Visibility and affirming image-making are critical motivations for the artist, who is passionately committed to depicting Africa and Ghana as vibrant, strong, relevant, and most fully and fruitfully alive.
“Because most of the positive images of Black people focus on the African American story, I would like what I am creating right now to depict positive imagery of Africa and Ghana,” Annor has said. “I want people to change their view about our beautiful continent.”
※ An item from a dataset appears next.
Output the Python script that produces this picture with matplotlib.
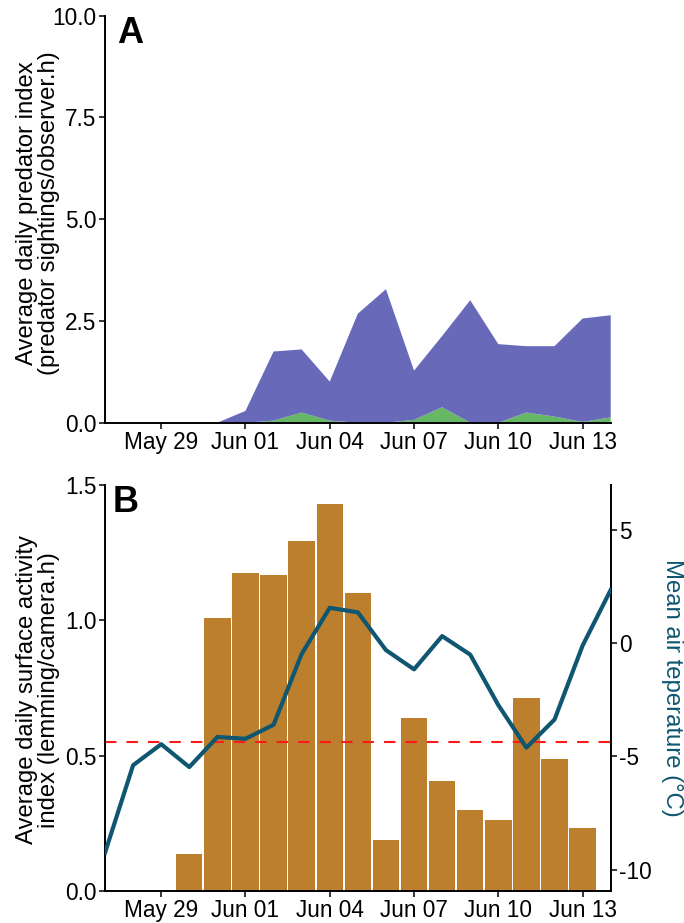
import numpy as np
import matplotlib
matplotlib.use("Agg")
import matplotlib.pyplot as plt
import matplotlib.dates as mdates
from datetime import datetime, timedelta

plt.rcParams['font.family'] = ['Liberation Sans', 'DejaVu Sans']
plt.rcParams['axes.unicode_minus'] = False

# ---- data ----
dates = [datetime(2019, 5, 27) + timedelta(days=i) for i in range(19)]  # May 27 .. Jun 14
predator_total = [0, 0, 0, 0, 0, 0.29, 1.75, 1.80, 1.01, 2.68, 3.28, 1.28, 2.13, 3.01, 1.93, 1.88, 1.88, 2.56, 2.64]
predator_green = [0, 0, 0, 0, 0, 0.0, 0.05, 0.25, 0.05, 0.0, 0.0, 0.07, 0.38, 0.0, 0.0, 0.25, 0.15, 0.02, 0.13]
predator_purple = [t - g for t, g in zip(predator_total, predator_green)]

bar_dates = [datetime(2019, 5, 30) + timedelta(days=i) for i in range(15)]  # May 30 .. Jun 13
lemming_activity = [0.138, 1.009, 1.174, 1.167, 1.293, 1.429, 1.100, 0.188, 0.638, 0.406, 0.298, 0.261, 0.712, 0.486, 0.232]
temperature = [-9.26, -5.39, -4.46, -5.47, -4.14, -4.22, -3.60, -0.47, 1.57, 1.37, -0.30, -1.15, 0.32, -0.50, -2.73, -4.61, -3.37, -0.10, 2.36]
threshold = 0.55

xticks = [datetime(2019, 5, 29) + timedelta(days=3 * i) for i in range(6)]
a_yticks = [0.0, 2.5, 5.0, 7.5, 10.0]
b_yticks = [0.0, 0.5, 1.0, 1.5]
t_yticks = [-10, -5, 0, 5]

PURPLE = '#6869b9'
GREEN = '#66b866'
BAR = '#bc7f2e'
LINE = '#0f5670'

fs_tick = 16.3
fs_lab = 17.2
fig = plt.figure(figsize=(6.84, 9.23), dpi=100)
W, H = 684, 923

def rect(l, t, r, b):
    return [l / W, 1 - b / H, (r - l) / W, (b - t) / H]

xmin, xmax = datetime(2019, 5, 27), datetime(2019, 6, 14)

# ---- Panel A ----
axA = fig.add_axes(rect(105, 15.7, 610.7, 422.7))
axA.stackplot(dates, predator_green, predator_purple, colors=[GREEN, PURPLE], linewidth=0)
axA.set_xlim(xmin, xmax)
axA.set_ylim(0, 10)
axA.set_yticks(a_yticks)
axA.set_yticklabels([f"{v:.1f}" for v in a_yticks])
fig.text(38 / W, 1 - 213 / H, "Average daily predator index\n(predator sightings/observer.h)",
         fontsize=fs_lab, rotation=90, ha='center', va='center', multialignment='center', linespacing=0.95)
axA.text(12 / 505.7, 1 - 0.6 / 407, "A", transform=axA.transAxes, fontsize=26, fontweight='bold', va='top', ha='left')

# ---- Panel B ----
axB = fig.add_axes(rect(105, 485, 610.7, 891))
axB.bar(bar_dates, lemming_activity, width=0.94, color=BAR, linewidth=0, zorder=2)
axB.axhline(threshold, color='#ff1a1a', linestyle=(0, (5.5, 4.8)), linewidth=1.5, zorder=4)
axB.set_xlim(xmin, xmax)
axB.set_ylim(0, 1.5)
axB.set_yticks(b_yticks)
axB.set_yticklabels([f"{v:.1f}" for v in b_yticks])
fig.text(38 / W, 1 - 690 / H, "Average daily surface activity\nindex (lemming/camera.h)",
         fontsize=fs_lab, rotation=90, ha='center', va='center', multialignment='center', linespacing=0.95)
axB.text(8 / 505.7, 1.0, "B", transform=axB.transAxes, fontsize=26, fontweight='bold', va='top', ha='left')

axT = axB.twinx()
axT.plot(dates, temperature, color=LINE, linewidth=3.0, zorder=5)
axT.set_ylim(-10.95, 7.0)
axT.set_yticks(t_yticks)
axT.set_yticklabels([str(v) for v in t_yticks])
fig.text(672 / W, 1 - 688 / H, "Mean air teperature (\u00b0C)", fontsize=fs_lab, color=LINE,
         rotation=270, ha='center', va='center')

for ax in (axA, axB):
    ax.spines['top'].set_visible(False)
    ax.spines['right'].set_visible(False)
    ax.set_xticks(xticks)
    ax.xaxis.set_major_formatter(mdates.DateFormatter("%b %d"))
    ax.tick_params(axis='both', labelsize=fs_tick, length=4.5, width=1.1, direction='out', pad=1.5)
    for s in ('left', 'bottom'):
        ax.spines[s].set_linewidth(1.4)
        ax.spines[s].set_zorder(6)
axT.spines['top'].set_visible(False)
axT.spines['left'].set_visible(False)
axT.spines['bottom'].set_visible(False)
axT.spines['right'].set_linewidth(1.4)
axT.tick_params(axis='y', labelsize=fs_tick, length=4.5, width=1.1, pad=1.5)

fig.savefig("out.png", dpi=100)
Honoring occasions of gathering, moments of respite, kith and kin, Cornelius Annor paintings are both a testament to and celebration of the richness of Ghanaian life – nostalgic and envisaged, joyously resolute. Connecting the past, present, and future in a suite of works teeming with affection, Annor achieves a feat of remembrance and willful creation through his painterly practice.
ABOUT THE ARTIST
Cornelius Annor was born in 1990 in Accra, Ghana. Annor studied at the Ghanatta College of Art and Design. His work has been featured in numerous exhibitions both stateside and abroad, including recent presentations at the Zeitz Museum of Contemporary Art Africa, Cape Town; Kunsthalle Krems, Krems; Maruani Mercier, Knokke; and Gallery 1957, Accra. His work is held in the permanent collections of The Brooklyn Museum; Buxton Contem- porary, Melbourne; The Bunker Art Space, West Palm Beach; Denver Art Museum; the Institute of Contemporary Art Miami; and the Norton Museum of Art, West Palm Beach. In 2022, Annor’s work was featured in “When We See Us: A Century of Black Figuration in Painting,” at the Zeitz Museum of Contemporary Art Africa, in Cape Town. Annor lives and works in Ghana, where he established C.Annor studio, a space dedicated to encouraging and supporting young artists.